O tecido preto feito de várias pequenas pregas.

Nas moldurinhas pintadas à mão do início do século XIX há um jogo entre o que está oculto e o que está exposto. Muito presentes na coleção, as transparências em preto e ros continuam este jogo entre o visível e o invisível. Um exemplo: o vestido transparente pontuado por patches azuis.
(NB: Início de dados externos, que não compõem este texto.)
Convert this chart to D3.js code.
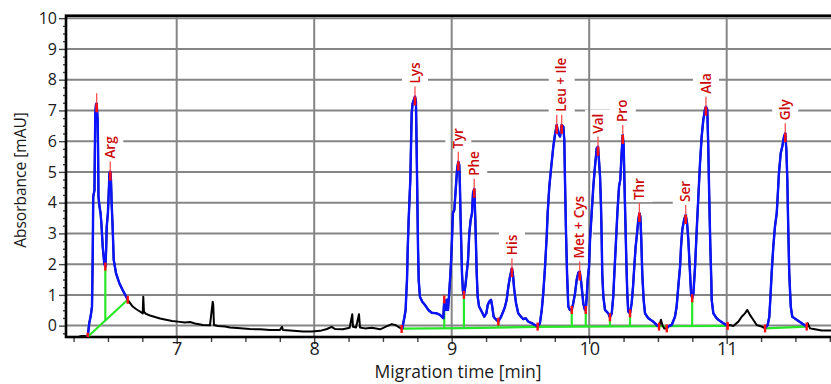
<!DOCTYPE html>
<html lang="en">
<head>
<meta charset="UTF-8">
<title>Electropherogram - amino acids</title>
<script src="https://d3js.org/d3.v7.min.js"></script>
<style>
  body { margin: 0; background: #fff; }
  text { font-family: "Open Sans", sans-serif; }
</style>
</head>
<body>
<div id="chart"></div>
<script>
const width = 831, height = 384;

// signal: [migration time (min), absorbance (mAU)]
const trace = [
  [6.284,-0.37],[6.31,-0.34],[6.33,-0.34],[6.345,-0.35],[6.353,-0.36],
  [6.364,0.08],[6.375,0.32],[6.384,0.62],[6.389,2.14],[6.391,3.10],[6.393,4.20],[6.402,4.40],
  [6.408,6.90],[6.413,7.18],[6.418,7.23],[6.425,6.70],[6.428,5.82],[6.431,4.20],[6.437,3.93],
  [6.447,3.63],[6.453,3.28],[6.462,2.57],[6.473,2.03],[6.481,1.92],[6.487,2.46],[6.491,3.22],
  [6.500,3.67],[6.508,4.58],[6.511,4.96],[6.517,5.01],[6.522,4.74],[6.527,3.98],[6.535,3.11],
  [6.542,2.14],[6.559,1.70],[6.583,1.38],[6.607,1.16],[6.644,0.84],
  [6.660,0.74],[6.680,0.62],[6.704,0.54],[6.733,0.46],[6.753,0.40],[6.757,0.94],[6.762,0.45],
  [6.777,0.38],[6.806,0.33],[6.842,0.28],[6.879,0.23],[6.922,0.19],[6.966,0.15],[7.009,0.13],
  [7.060,0.10],[7.097,0.12],[7.133,0.07],[7.191,0.02],[7.242,0.01],[7.262,0.78],[7.266,0.67],
  [7.271,0.02],[7.300,-0.01],[7.351,-0.03],[7.388,-0.06],[7.439,-0.08],[7.533,-0.11],[7.606,-0.12],
  [7.679,-0.14],[7.751,-0.14],[7.766,-0.04],[7.773,-0.14],[7.824,-0.16],[7.919,-0.19],[7.984,-0.19],
  [8.043,-0.17],[8.093,-0.11],[8.127,-0.04],[8.151,-0.11],[8.209,-0.12],[8.258,-0.07],[8.277,0.37],
  [8.282,-0.04],[8.304,-0.06],[8.326,0.37],[8.333,-0.06],[8.369,-0.09],[8.420,-0.07],[8.479,-0.12],
  [8.522,-0.03],[8.564,0.05],[8.595,0.01],[8.624,-0.07],[8.636,-0.11],
  [8.641,-0.09],[8.648,0.08],[8.655,0.24],[8.665,0.51],[8.670,1.05],[8.675,1.49],[8.680,2.46],
  [8.687,3.44],[8.692,3.98],[8.699,4.74],[8.704,5.82],[8.709,6.91],[8.716,7.23],[8.733,7.45],
  [8.740,7.30],[8.745,5.82],[8.750,4.20],[8.755,2.57],[8.760,1.49],[8.769,0.94],[8.786,0.78],
  [8.806,0.67],[8.830,0.51],[8.855,0.42],[8.891,0.40],[8.915,0.35],[8.939,0.24],[8.946,0.85],
  [8.959,0.51],[8.966,0.84],[8.973,0.51],[8.980,0.94],[8.988,1.49],[8.995,2.03],[9.002,2.79],
  [9.009,3.66],[9.019,3.76],[9.029,4.41],[9.039,5.07],[9.048,5.33],[9.055,5.23],[9.060,4.52],
  [9.065,3.44],[9.070,2.57],[9.075,1.70],[9.082,1.11],[9.089,1.00],[9.099,1.27],[9.109,1.70],
  [9.119,2.14],[9.128,3.00],[9.138,3.44],[9.148,3.66],[9.155,4.31],[9.164,4.45],[9.167,4.09],
  [9.172,3.44],[9.177,2.57],[9.182,1.70],[9.189,0.94],[9.199,0.62],[9.218,0.46],[9.237,0.29],
  [9.252,0.40],[9.262,0.67],[9.273,0.78],[9.286,0.84],[9.295,0.62],[9.305,0.29],[9.320,0.21],
  [9.339,0.13],[9.359,0.29],[9.375,0.46],[9.388,0.62],[9.400,0.84],[9.412,1.27],[9.424,1.59],
  [9.438,1.87],[9.446,1.65],[9.455,1.16],[9.468,0.73],[9.484,0.40],[9.504,0.29],[9.521,0.21],
  [9.538,0.24],[9.557,0.13],[9.582,0.08],[9.606,0.02],[9.625,-0.03],[9.642,0.08],[9.655,0.51],
  [9.666,1.05],[9.679,1.92],[9.691,2.90],[9.698,3.66],[9.710,4.52],[9.722,5.07],[9.739,5.82],
  [9.751,6.20],[9.764,6.53],[9.775,6.26],[9.788,6.15],[9.800,6.53],[9.812,6.47],[9.819,6.04],
  [9.824,4.74],[9.831,3.11],[9.839,1.70],[9.848,0.62],[9.860,0.51],[9.873,0.51],[9.884,0.73],
  [9.897,1.05],[9.909,1.49],[9.921,1.72],[9.931,1.76],[9.940,1.49],[9.950,1.05],[9.957,0.73],
  [9.969,0.51],[9.975,0.51],[9.982,0.94],[9.989,1.49],[9.999,1.92],[10.006,2.79],[10.018,3.66],
  [10.030,4.52],[10.042,5.17],[10.055,5.77],[10.064,5.82],[10.071,5.39],[10.079,4.85],[10.086,3.87],
  [10.091,2.79],[10.095,1.70],[10.103,0.94],[10.115,0.51],[10.139,0.40],[10.151,0.27],[10.164,0.40],
  [10.175,0.94],[10.183,1.70],[10.193,2.57],[10.205,3.66],[10.217,4.52],[10.226,4.74],[10.236,5.61],
  [10.244,6.20],[10.251,5.82],[10.256,4.74],[10.263,3.44],[10.270,2.14],[10.277,1.05],[10.284,0.46],
  [10.297,0.40],[10.309,0.73],[10.319,1.27],[10.328,1.92],[10.338,2.57],[10.348,3.00],[10.357,3.44],
  [10.365,3.66],[10.372,3.55],[10.379,2.79],[10.386,1.70],[10.396,0.84],[10.406,0.40],[10.430,0.24],
  [10.466,0.13],[10.498,-0.01],[10.508,-0.03],[10.522,0.19],[10.532,0.02],[10.546,-0.09],[10.564,-0.09],
  [10.580,-0.01],[10.600,0.02],[10.624,0.29],[10.636,0.62],[10.648,1.27],[10.661,1.92],[10.668,2.57],
  [10.677,3.11],[10.690,3.44],[10.702,3.60],[10.712,3.33],[10.721,2.79],[10.731,1.92],[10.741,1.05],
  [10.749,0.89],[10.758,1.05],[10.770,1.92],[10.782,3.11],[10.794,4.20],[10.806,5.28],[10.818,6.15],
  [10.830,6.69],[10.842,7.02],[10.849,7.12],[10.859,7.02],[10.866,5.82],[10.873,4.20],[10.881,2.57],
  [10.888,1.49],[10.891,0.84],[10.903,0.40],[10.927,0.24],[10.939,0.19],[10.975,0.08],[11.007,-0.01],
  [11.024,0.02],[11.048,-0.01],[11.085,0.13],[11.109,0.29],[11.133,0.40],[11.150,0.51],[11.169,0.35],
  [11.193,0.19],[11.218,0.02],[11.255,-0.03],[11.279,-0.09],
  [11.298,0.02],[11.310,0.29],[11.317,0.84],[11.327,1.70],[11.339,2.57],[11.351,3.22],[11.364,3.66],
  [11.371,4.20],[11.380,4.96],[11.393,5.61],[11.404,5.82],[11.417,6.15],[11.426,6.26],[11.434,5.72],
  [11.441,4.74],[11.448,3.11],[11.455,1.70],[11.466,0.62],[11.477,0.29],[11.509,0.19],[11.545,0.08],
  [11.582,-0.03],[11.589,0.08],[11.606,-0.09],[11.642,-0.12],[11.691,-0.16],[11.759,-0.16]
];

// integrated (blue) ranges of the trace
const integrated = [[6.353, 6.644], [8.636, 10.508], [10.564, 11.007], [11.279, 11.582]];

// baseline segments (green)
const baselines = [
  [[6.353, -0.36], [6.644, 0.84]],
  [[8.636, -0.10], [9.1, -0.08], [9.625, -0.04], [10.5, -0.02], [11.007, -0.01]],
  [[11.279, -0.09], [11.582, -0.03]]
];

// drop lines between peaks and peak start/end marks
const dropTimes = [6.481, 8.946, 9.089, 9.339, 9.873, 9.975, 10.151, 10.297, 10.749];
const boundaryTimes = [6.353, 6.481, 6.644, 8.636, 8.946, 9.089, 9.339, 9.625, 9.873, 9.975,
  10.151, 10.297, 10.508, 10.564, 10.749, 11.007, 11.279, 11.582];

// peak apexes and names
const peakTimes  = [6.418, 6.517, 8.733, 9.048, 9.164, 9.438, 9.764, 9.800, 9.931, 10.064, 10.244, 10.365, 10.702, 10.849, 11.426];
const peakValues = [7.23, 5.01, 7.45, 5.33, 4.45, 1.87, 6.53, 6.53, 1.76, 5.82, 6.20, 3.66, 3.60, 7.12, 6.26];
const peakNames  = ["", "Arg", "Lys", "Tyr", "Phe", "His", "", "Leu + Ile", "Met + Cys", "Val", "Pro", "Thr", "Ser", "Ala", "Gly"];

const xMajor = [7, 8, 9, 10, 11];
const yMajor = [0, 1, 2, 3, 4, 5, 6, 7, 8, 9, 10];

const margin = { left: 66, top: 15.7, bottom: 337 };
const x = d3.scaleLinear().domain([6.195, 11.8]).range([margin.left, margin.left + (11.8 - 6.195) * 137.5]);
const y = d3.scaleLinear().domain([-0.37, 10.08]).range([margin.bottom, margin.top]);

const svg = d3.select("#chart").append("svg")
  .attr("width", width).attr("height", height)
  .style("background", "#fff");

svg.append("defs").append("clipPath").attr("id", "plot")
  .append("rect")
  .attr("x", x.range()[0]).attr("y", y.range()[1])
  .attr("width", x.range()[1] - x.range()[0]).attr("height", y.range()[0] - y.range()[1]);

const gridColor = "#858585";

// horizontal grid
svg.append("g").selectAll("line").data(yMajor).enter().append("line")
  .attr("x1", x.range()[0]).attr("x2", x.range()[1])
  .attr("y1", d => y(d)).attr("y2", d => y(d))
  .attr("stroke", gridColor).attr("stroke-width", 2);

const boxLayer = svg.append("g");

// vertical grid
svg.append("g").selectAll("line").data(xMajor).enter().append("line")
  .attr("x1", d => x(d)).attr("x2", d => x(d))
  .attr("y1", y.range()[1]).attr("y2", y.range()[0])
  .attr("stroke", gridColor).attr("stroke-width", 2);

// axes
const yAxis = svg.append("g").attr("transform", `translate(${margin.left},0)`)
  .call(d3.axisLeft(y).tickValues(yMajor).tickSize(7).tickPadding(2));
const yMinor = d3.range(-1, 41).map(i => i * 0.25).filter(d => d % 1 !== 0);
svg.append("g").attr("transform", `translate(${margin.left},0)`)
  .call(d3.axisLeft(y).tickValues(yMinor).tickSize(3).tickFormat(""));

const xAxis = svg.append("g").attr("transform", `translate(0,${margin.bottom})`)
  .call(d3.axisBottom(x).tickValues(xMajor).tickSize(7).tickFormat(d3.format("d")));
const xMinor = d3.range(25, 48).map(i => i * 0.25).filter(d => d % 1 !== 0);
svg.append("g").attr("transform", `translate(0,${margin.bottom})`)
  .call(d3.axisBottom(x).tickValues(xMinor).tickSize(5).tickFormat(""));

svg.selectAll(".domain").remove();
svg.selectAll(".tick line").attr("stroke", "#444").attr("stroke-width", 1.4);
yAxis.selectAll("text").attr("font-size", 16).attr("fill", "#1a1a1a").attr("font-weight", 500).style("font-family", "Open Sans");
xAxis.selectAll("text").attr("font-size", 18).attr("fill", "#1a1a1a").attr("font-weight", 500).attr("y", 5).style("font-family", "Open Sans");

// frame
svg.append("rect")
  .attr("x", x.range()[0]).attr("y", y.range()[1])
  .attr("width", x.range()[1] - x.range()[0]).attr("height", y.range()[0] - y.range()[1])
  .attr("fill", "none").attr("stroke", "#000").attr("stroke-width", 2.6);

// axis titles
svg.append("text")
  .attr("transform", `translate(26,180) rotate(-90)`)
  .attr("text-anchor", "middle").attr("font-size", 15.5).attr("font-weight", 500).attr("fill", "#1a1a1a")
  .text("Absorbance [mAU]");
svg.append("text")
  .attr("x", 458).attr("y", 378)
  .attr("text-anchor", "middle").attr("font-size", 17.5).attr("font-weight", 500).attr("fill", "#1a1a1a")
  .text("Migration time [min]");

const plot = svg.append("g").attr("clip-path", "url(#plot)");

const bisect = d3.bisector(d => d[0]).left;
const interp = (pts, t) => {
  const i = Math.min(Math.max(bisect(pts, t), 1), pts.length - 1);
  const a = pts[i - 1], b = pts[i];
  return a[1] + (b[1] - a[1]) * (t - a[0]) / (b[0] - a[0]);
};
const baselineAt = t => {
  const seg = baselines.find(s => t >= s[0][0] && t <= s[s.length - 1][0]);
  return interp(seg, t);
};

const line = d3.line().x(d => x(d[0])).y(d => y(d[1]));
const green = "#28e628";

// baseline + drop lines
baselines.forEach(s => {
  plot.append("path").attr("d", line(s))
    .attr("fill", "none").attr("stroke", green).attr("stroke-width", 2.2);
});
plot.append("g").selectAll("line").data(dropTimes).enter().append("line")
  .attr("x1", d => x(d)).attr("x2", d => x(d))
  .attr("y1", d => y(interp(trace, d))).attr("y2", d => y(baselineAt(d)))
  .attr("stroke", green).attr("stroke-width", 2.2);

// trace
plot.append("path").attr("d", line(trace))
  .attr("fill", "none").attr("stroke", "#000").attr("stroke-width", 2)
  .attr("stroke-linejoin", "round");
integrated.forEach(([a, b]) => {
  plot.append("path").attr("d", line(trace.filter(d => d[0] >= a && d[0] <= b)))
    .attr("fill", "none").attr("stroke", "#0a14ff").attr("stroke-width", 2.4)
    .attr("stroke-linejoin", "round");
});

// peak boundary marks
plot.append("g").selectAll("line").data(boundaryTimes).enter().append("line")
  .attr("x1", d => x(d)).attr("x2", d => x(d))
  .attr("y1", d => y(interp(trace, d)) - 4).attr("y2", d => y(interp(trace, d)) + 4)
  .attr("stroke", "#ff1010").attr("stroke-width", 2.4);

// apex marks
const apex = plot.append("g").selectAll("g").data(peakTimes).enter().append("g");
apex.append("line")
  .attr("x1", d => x(d)).attr("x2", d => x(d))
  .attr("y1", (d, i) => y(peakValues[i]) - 10).attr("y2", (d, i) => y(peakValues[i]))
  .attr("stroke", "#ff5050").attr("stroke-width", 1.3);
apex.append("line")
  .attr("x1", d => x(d)).attr("x2", d => x(d))
  .attr("y1", (d, i) => y(peakValues[i])).attr("y2", (d, i) => y(peakValues[i]) + 9)
  .attr("stroke", "#ff1010").attr("stroke-width", 2.6);

// labels
peakNames.forEach((name, i) => {
  if (!name) return;
  const cx = x(peakTimes[i]), by = y(peakValues[i]) - 13;
  const t = svg.append("text")
    .attr("transform", `translate(${cx},${by}) rotate(-90)`)
    .attr("dy", "0.35em")
    .attr("font-size", 13.5).attr("font-weight", 600).attr("fill", "#cc0a0a")
    .text(name);
  const len = t.node().getComputedTextLength();
  boxLayer.append("rect")
    .attr("x", cx - 13).attr("width", 26)
    .attr("y", by - len - 4).attr("height", len + 6)
    .attr("fill", "#fff");
});
</script>
</body>
</html>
Estes emblemas são na verdade olhos e caminham um pouco por toda a coleção; nos maiores consegue ler-se “i’ve got my eyes on you”. Um amor intenso que se remata com alguma disforia e decadência presente nos tecidos desfiados e rasgados, afirma Alexandra Moura.

Na noite de domingo, em Londres, a designer de moda montou um aparelho que está entre o showroom e o desfile: um ambiente teatral e animado, performativo, mas onde também se fazem negócios com os buyers. Às 21h00, nessa sala underground entra a cantora norte-americana Maad*Moiselle a dançar de maneira provocante. Jornalistas internacionais, modelos, designers não abrandam por enquanto. A festa durará até por volta das 23h30 porque é domingo e segunda-feira ainda há um último dia de trabalho na semana da moda em Londres.

No próximo fim de semana o Portugal Fashion segue para Milão com desfiles de Carlos Gil e Pedro Pedro.

O Observador viajou para Londres a convite do Portugal Fashion.